Dispute Resolution – Adjudication – The Potential Pitfalls and Solutions

At the end of a construction contract there are often many differences of opinions to be resolved, some may have been argued over for a considerable period of time, both parties knowing the other’s opinion but are not convinced and no quarter has been conceded.

The disputes are typically about the value of the works that have been completed, including the variations but can also include delays and extensions of time, contra charges quality issues and loss and expense.

During the works each party seeks to ‘park’ the disputes in the best interest of relationships and progress with the consequence that after works have been completed there can be substantial issues to be resolved and positions have become entrenched.

For many years now the method for resolving disputes quickly and cost effectively has been adjudication.

In 1998 the then Government introduced the Housing Grants Construction and Regeneration Act 1996 and then to make it more effective it was amended in 2011 by the Local Democracy, Economic Development and Construction Act 2009 [collectively ‘the Construction Act’].

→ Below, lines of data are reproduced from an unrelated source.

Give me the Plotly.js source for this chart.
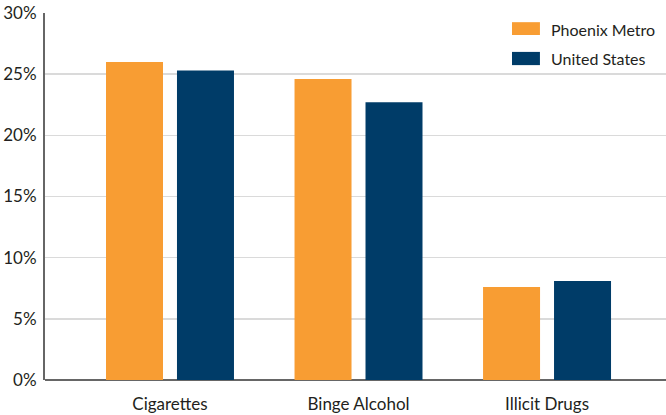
<!DOCTYPE html>
<html>
<head>
<meta charset="utf-8">
<script src="https://cdn.plot.ly/plotly-3.0.1.min.js"></script>
<style>
  html, body { margin: 0; padding: 0; background: #fff; }
  #chart { width: 666px; height: 415px; }
</style>
</head>
<body>
<div id="chart"></div>
<script>
// Substance use rates, Phoenix Metro vs. United States (percent)
const categories = ['Cigarettes', 'Binge Alcohol', 'Illicit Drugs'];
const seriesNames = ['Phoenix Metro', 'United States'];
const phoenixValues = [26.0, 24.6, 7.6];
const usValues = [25.3, 22.7, 8.1];
const yTickValues = [0, 5, 10, 15, 20, 25, 30];
const yTickLabels = ['0%', '5%', '10%', '15%', '20%', '25%', '30%'];

const colors = ['#F89D33', '#003C68'];
const fontFamily = 'Lato, "Open Sans", sans-serif';
const textColor = '#231f20';

const traces = [phoenixValues, usValues].map((vals, i) => ({
  type: 'bar',
  name: seriesNames[i],
  x: categories,
  y: vals,
  marker: { color: colors[i] },
  hoverinfo: 'x+y+name',
  showlegend: false
}));

// Legend: wide colour swatches with labels, top-right of the plot area
const swatchRows = [
  { y0: 0.940, y1: 0.975, ty: 0.956 },
  { y0: 0.858, y1: 0.894, ty: 0.875 }
];
const shapes = swatchRows.map((r, i) => ({
  type: 'rect', xref: 'paper', yref: 'paper',
  x0: 0.752, x1: 0.797, y0: r.y0, y1: r.y1,
  fillcolor: colors[i], line: { width: 0 }
}));
const annotations = swatchRows.map((r, i) => ({
  xref: 'paper', yref: 'paper',
  x: 0.811, y: r.ty, xanchor: 'left', yanchor: 'middle',
  text: seriesNames[i], showarrow: false,
  font: { family: fontFamily, size: 16, color: textColor }
}));

const layout = {
  width: 666,
  height: 415,
  margin: { l: 45, r: 0, t: 13, b: 35 },
  paper_bgcolor: '#ffffff',
  plot_bgcolor: '#ffffff',
  barmode: 'group',
  bargap: 0.247,
  bargroupgap: 0.197,
  showlegend: false,
  font: { family: fontFamily, size: 16, color: textColor },
  xaxis: {
    type: 'category',
    range: [-0.663, 2.631],
    showgrid: false,
    showline: false,
    zeroline: false,
    ticks: '',
    ticklabelstandoff: 12,
    tickfont: { family: fontFamily, size: 17, color: textColor },
    fixedrange: true
  },
  yaxis: {
    range: [0, 30],
    tickvals: yTickValues,
    ticktext: yTickLabels,
    showgrid: true,
    gridcolor: '#dadada',
    gridwidth: 1.5,
    showline: true,
    linecolor: '#666666',
    linewidth: 2,
    zeroline: true,
    zerolinecolor: '#666666',
    zerolinewidth: 2,
    ticks: '',
    ticklabelstandoff: 3,
    tickfont: { family: fontFamily, size: 17, color: textColor },
    fixedrange: true
  },
  shapes: shapes,
  annotations: annotations
};

Plotly.newPlot('chart', traces, layout, { displayModeBar: false, staticPlot: true });
</script>
</body>
</html>
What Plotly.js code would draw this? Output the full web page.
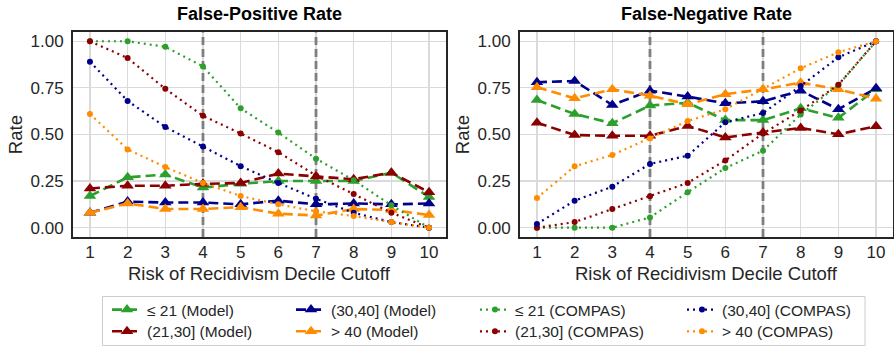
<!DOCTYPE html>
<html>
<head>
<meta charset="utf-8">
<script src="https://cdn.plot.ly/plotly-3.0.1.min.js"></script>
<style>html,body{margin:0;padding:0;background:#fff;}#chart{width:894px;height:347px;}</style>
</head>
<body>
<div id="chart"></div>
<script>
// ---- data ----
const deciles = [1, 2, 3, 4, 5, 6, 7, 8, 9, 10];
const cutoffs = [4, 7];
const yTicks = [0, 0.25, 0.5, 0.75, 1.0];
const panelTitles = ["False-Positive Rate", "False-Negative Rate"];
const groupNames = ["≤ 21", "(21,30]", "(30,40]", "> 40"];

// False-positive rate
const fprLe21Model   = [0.17, 0.27, 0.285, 0.215, 0.235, 0.25, 0.25, 0.25, 0.295, 0.165];
const fpr2130Model   = [0.21, 0.225, 0.225, 0.235, 0.24, 0.29, 0.275, 0.26, 0.295, 0.19];
const fpr3040Model   = [0.08, 0.14, 0.135, 0.135, 0.125, 0.145, 0.125, 0.13, 0.125, 0.13];
const fprGt40Model   = [0.08, 0.13, 0.10, 0.10, 0.11, 0.075, 0.065, 0.10, 0.095, 0.068];
const fprLe21Compas  = [1.0, 1.0, 0.97, 0.865, 0.64, 0.51, 0.37, 0.255, 0.12, 0.0];
const fpr2130Compas  = [1.0, 0.91, 0.745, 0.60, 0.505, 0.405, 0.28, 0.18, 0.08, 0.0];
const fpr3040Compas  = [0.89, 0.68, 0.54, 0.435, 0.33, 0.24, 0.155, 0.08, 0.03, 0.0];
const fprGt40Compas  = [0.61, 0.42, 0.325, 0.24, 0.17, 0.125, 0.088, 0.062, 0.03, 0.0];

// False-negative rate
const fnrLe21Model   = [0.685, 0.61, 0.56, 0.655, 0.67, 0.577, 0.577, 0.64, 0.589, 0.742];
const fnr2130Model   = [0.563, 0.497, 0.493, 0.493, 0.546, 0.484, 0.51, 0.535, 0.501, 0.544];
const fnr3040Model   = [0.78, 0.787, 0.658, 0.735, 0.703, 0.667, 0.678, 0.735, 0.635, 0.748];
const fnrGt40Model   = [0.753, 0.694, 0.742, 0.708, 0.662, 0.716, 0.742, 0.778, 0.742, 0.692];
const fnrLe21Compas  = [0.0, 0.0, 0.0, 0.055, 0.19, 0.32, 0.413, 0.607, 0.765, 1.0];
const fnr2130Compas  = [0.0, 0.03, 0.10, 0.168, 0.24, 0.361, 0.505, 0.628, 0.766, 1.0];
const fnr3040Compas  = [0.02, 0.145, 0.22, 0.342, 0.386, 0.565, 0.615, 0.76, 0.914, 1.0];
const fnrGt40Compas  = [0.159, 0.329, 0.39, 0.479, 0.572, 0.635, 0.744, 0.855, 0.941, 1.0];

// ---- styling ----
const W = 894, H = 347;
const colors = ["#2ca02c", "#8b0000", "#00008b", "#ff8c00"];
const FONT = "Liberation Sans, Arial, sans-serif";
const TXT = "#262626";
const yRange = [-0.05, 1.048];

const px = v => v / W;
const py = v => 1 - v / H;

const dom1 = [px(73), px(446)];
const dom2 = [px(520), px(893)];
const ydom = [py(237), py(32.3)];

const colX = [152, 336, 520, 727];
const rowY = [310, 331.7];

const fprModel = [fprLe21Model, fpr2130Model, fpr3040Model, fprGt40Model];
const fprCompas = [fprLe21Compas, fpr2130Compas, fpr3040Compas, fprGt40Compas];
const fnrModel = [fnrLe21Model, fnr2130Model, fnr3040Model, fnrGt40Model];
const fnrCompas = [fnrLe21Compas, fnr2130Compas, fnr3040Compas, fnrGt40Compas];

const traces = [];

// cutoff reference lines (drawn first, under the data, above the grid)
[["x", "y"], ["x2", "y2"]].forEach(([xa, ya]) => {
  cutoffs.forEach(c => {
    traces.push({type: "scatter", mode: "lines", x: [c, c], y: yRange,
      xaxis: xa, yaxis: ya, showlegend: false, hoverinfo: "skip",
      line: {color: "#7f7f7f", width: 2.8, dash: "8px,4px"}});
  });
});

const legends = {};
let legIdx = 0;
function legendSlot(kind, g) {
  const flat = kind * 4 + g;
  const col = Math.floor(flat / 2);
  const row = flat % 2;
  legIdx += 1;
  const id = legIdx === 1 ? "legend" : "legend" + legIdx;
  legends[id] = {
    x: px(colX[col] - 45), xanchor: "left",
    y: py(rowY[row]), yanchor: "middle",
    bgcolor: "rgba(0,0,0,0)", borderwidth: 0,
    font: {family: FONT, size: 15.5, color: TXT},
    itemwidth: 30
  };
  return id;
}

function addSet(dataArr, kind, xa, ya, showLegend) {
  dataArr.forEach((vals, g) => {
    const isModel = kind === 0;
    const t = {
      type: "scatter", mode: "lines+markers",
      x: deciles, y: vals, xaxis: xa, yaxis: ya,
      name: groupNames[g] + (isModel ? " (Model)" : " (COMPAS)"),
      line: isModel ? {color: colors[g], width: 2.6, dash: "10px,5px"}
                    : {color: colors[g], width: 2.2, dash: "2px,4px"},
      marker: isModel ? {symbol: "triangle-up", size: 11, color: colors[g]}
                      : {symbol: "circle", size: 6, color: colors[g]},
      showlegend: showLegend,
      hoverinfo: "x+y+name"
    };
    if (showLegend) t.legend = legendSlot(kind, g);
    traces.push(t);
  });
}

addSet(fprModel, 0, "x", "y", true);
addSet(fprCompas, 1, "x", "y", true);
addSet(fnrModel, 0, "x2", "y2", false);
addSet(fnrCompas, 1, "x2", "y2", false);

const axisX = dom => ({
  domain: dom, range: [0.55, 10.45], tickvals: deciles,
  showgrid: true, gridcolor: "#dadada", gridwidth: 1.2,
  showline: true, mirror: true, linecolor: "#262626", linewidth: 2,
  zeroline: false, ticks: "", ticklabelstandoff: -1,
  tickfont: {family: FONT, size: 17, color: TXT}
});
const axisY = (anchor) => ({
  domain: ydom, range: yRange, tickvals: yTicks, tickformat: ".2f",
  showgrid: true, gridcolor: "#dadada", gridwidth: 1.2,
  showline: true, mirror: true, linecolor: "#262626", linewidth: 2,
  zeroline: false, ticks: "", ticklabelstandoff: 4, anchor: anchor,
  tickfont: {family: FONT, size: 17, color: TXT}
});

const shapes = [{type: "rect", xref: "paper", yref: "paper",
  x0: px(102.5), x1: px(865), y0: py(345.5), y1: py(296.5),
  line: {color: "#cccccc", width: 1}, fillcolor: "rgba(0,0,0,0)", layer: "above"}];

const annotations = [];
[dom1, dom2].forEach((d, i) => {
  const cx = (d[0] + d[1]) / 2;
  annotations.push({text: "<b>" + panelTitles[i] + "</b>", xref: "paper", yref: "paper",
    x: cx, y: py(14.5), xanchor: "center", yanchor: "middle", showarrow: false,
    font: {family: FONT, size: 18, color: "#000"}});
  annotations.push({text: "Risk of Recidivism Decile Cutoff", xref: "paper", yref: "paper",
    x: cx, y: py(273), xanchor: "center", yanchor: "middle", showarrow: false,
    font: {family: FONT, size: 18.5, color: TXT}});
  annotations.push({text: "Rate", xref: "paper", yref: "paper", textangle: -90,
    x: px(i === 0 ? 15.5 : 462.5), y: (ydom[0] + ydom[1]) / 2, xanchor: "center", yanchor: "middle",
    showarrow: false, font: {family: FONT, size: 18.5, color: TXT}});
});

const layout = Object.assign({
  width: W, height: H,
  margin: {l: 0, r: 0, t: 0, b: 0, pad: 0, autoexpand: false},
  paper_bgcolor: "#fff", plot_bgcolor: "#fff",
  font: {family: FONT, color: TXT},
  xaxis: Object.assign(axisX(dom1), {anchor: "y"}),
  yaxis: axisY("x"),
  xaxis2: Object.assign(axisX(dom2), {anchor: "y2"}),
  yaxis2: axisY("x2"),
  shapes: shapes,
  annotations: annotations,
  showlegend: true
}, legends);

Plotly.newPlot("chart", traces, layout, {displayModeBar: false, staticPlot: true});
</script>
</body>
</html>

The Construction Act provides for construction disputes to be resolved by adjudications which are very often completed in 28 days from commencement. Used wisely the Construction Act can be a significant tool for resolving disputes because the Adjudicator issues a decision and that decision, subject to jurisdictional matters, is enforceable in court.


Recent Case Studies

1. Case Study – Non-payment

  • In a recent case a sub-contractor undertook a £200,000 package of work for a main contractor. For reasons that suited both the contractor and the sub-contractor the parties agreed 75% through the works to bring their agreement to an end and for the contractor to complete the works using others who were on the site at the time.
  • At the time of the agreement to separate the sub-contractor had been paid nothing but had applied for and expected to be paid £145,000.
  • Within days of the agreement the contractor wrote to the sub-contractor saying that there was no such agreement and it issued a document alleging that it would cost it £160,000 to complete the last £50,000 of work and that consequently the sub-contractor was due nothing and that the £145,000 would never be paid.
  • Faced with such conduct negotiation is unlikely to be the answer, in this case the sub-contractor took the contractor to adjudication. The Adjudicator decided that he ‘preferred’ the evidence of the sub-contractor and agreed that there was an agreement. The Adjudicator also decided that the contractor should pay the £145,000 plus interest and all of the Adjudicator’s fees and expenses.

2. Case Study – Contra Charges

  • A client was charged £1.2m in contra charges for an array of claim headings including delay, disruption and general damages.
  • No information was provided to demonstrate either the entitlement or the value.
  • An adjudication was commenced to recover the monies deducted.
  • The Adjudicator agreed that the evidence did not support the charges and the claim was reduced from £1.2m to £12,000.

3. Case Study – Breach of Contract

  • An Employer decided that a Contractor was in material breach of its obligations under a contract.
  • Due to its belief the Employer embarked on a particular course of action against the Contractor.
  • The Contractor disagreed and commenced an adjudication.
  • The Adjudicator issued a declaration that the contractor was not in material breach of its obligations and that the Employer was wrong to act as it had done.

These are some of many such success stories. Adjudication is the principal avenue for resolving construction disputes.